At the end of the rotation residents will be evaluated very specifically, on the development of their knowledge base in the field in addition to their openness and willingness to acquire knowledge.

It is anticipated that a course in Psychosomatic Medicine will be taught to augment the experience gained during the C-L rotation.

The six competencies identified for resident training in psychiatry by the ACGME are patient care, medical knowledge, practice-based learning and improvement, interpersonal and communication skills, professionalism and systems based practice. The curriculum in C-L psychiatry is designed to address the “medical knowledge” competency specifically in the field of General Hospital Consultation Psychiatry. To enhance the achievement of competency in this field in keeping with the ACGME guidelines, residents will be strongly encouraged to apply a questioning and investigatory approach to each topic. Additionally, every effort will be made to incorporate epidemiology, social science, behavioral science and biomedical information with the clinical information being taught.

A useful “cheat sheet” to help focus on what is exactly meant for each of the above competencies is also attached.
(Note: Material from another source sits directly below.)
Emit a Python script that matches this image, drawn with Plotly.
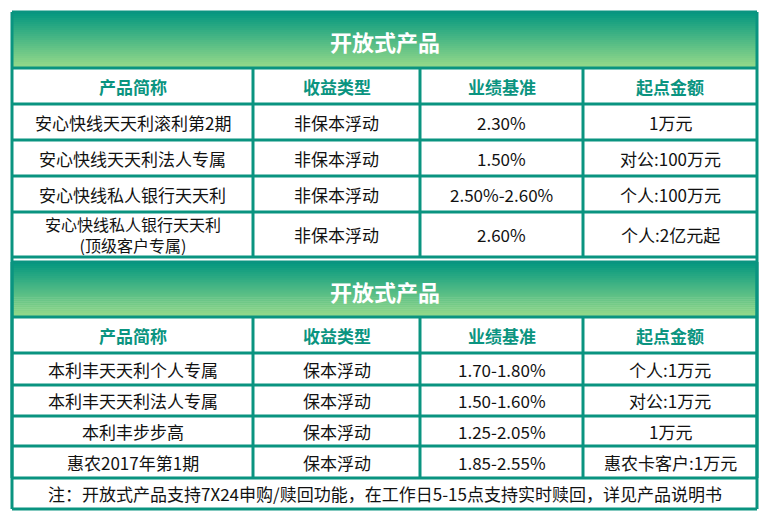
import plotly.graph_objects as go

title = "开放式产品"
headers = ["产品简称", "收益类型", "业绩基准", "起点金额"]
names1 = ["安心快线天天利滚利第2期", "安心快线天天利法人专属", "安心快线私人银行天天利", "安心快线私人银行天天利<br>(顶级客户专属)"]
types1 = ["非保本浮动", "非保本浮动", "非保本浮动", "非保本浮动"]
rates1 = ["2.30%", "1.50%", "2.50%-2.60%", "2.60%"]
mins1 = ["1万元", "对公:100万元", "个人:100万元", "个人:2亿元起"]
names2 = ["本利丰天天利个人专属", "本利丰天天利法人专属", "本利丰步步高", "惠农2017年第1期"]
types2 = ["保本浮动", "保本浮动", "保本浮动", "保本浮动"]
rates2 = ["1.70-1.80%", "1.50-1.60%", "1.25-2.05%", "1.85-2.55%"]
mins2 = ["个人:1万元", "对公:1万元", "1万元", "惠农卡客户:1万元"]
note = "注：开放式产品支持7X24申购/赎回功能，在工作日5-15点支持实时赎回，详见产品说明书"

TEAL = "#0a9480"
FONT = "Noto Sans CJK SC"
L, R = 12, 757
cols = [L, 253, 420, 583, R]
shapes, ann = [], []

def grad(y0, y1):
    n = 28
    c0, c1 = (5, 152, 128), (150, 218, 138)
    for i in range(n):
        t = i / (n - 1)
        c = tuple(int(c0[k] + (c1[k] - c0[k]) * t) for k in range(3))
        a = y0 + (y1 - y0) * i / n
        b = y0 + (y1 - y0) * (i + 1) / n + 0.5
        shapes.append(dict(type="rect", x0=L, x1=R, y0=a, y1=b, line_width=0,
                           fillcolor="rgb(%d,%d,%d)" % c, layer="below"))

def text(x, y, s, size=17, color="#111", bold=False, ls=None):
    f = dict(family=FONT, size=size, color=color)
    ann.append(dict(x=x, y=y, text=("<b>%s</b>" % s) if bold else s, showarrow=False,
                    font=f, xanchor="center", yanchor="middle"))

def hline(y):
    shapes.append(dict(type="line", x0=L, x1=R, y0=y, y1=y, line=dict(color=TEAL, width=3)))

def section(top, tb, hb, rows, data):
    grad(top, tb)
    text((L + R) / 2, (top + tb) / 2 + 1, title, 22, "white", True)
    for i in range(4):
        text((cols[i] + cols[i + 1]) / 2, (tb + hb) / 2, headers[i], 17, TEAL, True)
    bounds = [hb] + rows
    for r in range(len(rows)):
        for c in range(4):
            s = data[c][r]
            text((cols[c] + cols[c + 1]) / 2, (bounds[r] + bounds[r + 1]) / 2, s,
                 16 if "<br>" in s else 17)
    for y in [top, tb, hb] + rows:
        hline(y)
    for x in cols:
        shapes.append(dict(type="line", x0=x, x1=x, y0=(top if x in (L, R) else tb), y1=rows[-1],
                           line=dict(color=TEAL, width=3)))

section(12, 68, 104, [140, 176, 212, 257], [names1, types1, rates1, mins1])
section(262, 317, 353, [385, 416, 446, 478], [names2, types2, rates2, mins2])
text((L + R) / 2, 493, note, 17)
for x in (L, R):
    shapes.append(dict(type="line", x0=x, x1=x, y0=257, y1=509, line=dict(color=TEAL, width=3)))
hline(509)

fig = go.Figure()
fig.update_layout(width=755, height=507, margin=dict(l=0, r=0, t=0, b=0),
                  paper_bgcolor="white", plot_bgcolor="white", shapes=shapes, annotations=ann,
                  xaxis=dict(range=[8, 763], visible=False, fixedrange=True),
                  yaxis=dict(range=[515, 8], visible=False, fixedrange=True), showlegend=False)
fig.write_html("out.html")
It is fully appreciated that it is not possible to comprehensively “cover” each of the topics listed as Category 1 topics in the short time span of an 8 week rotation. However, it is hoped that awareness of the importance of each of these topics in the psychiatric care of the medically ill-hospitalized patient in addition to the experience gained on the service will generate the curiosity and form the basis for a lifetime of learning in this enormously exciting and relevant field!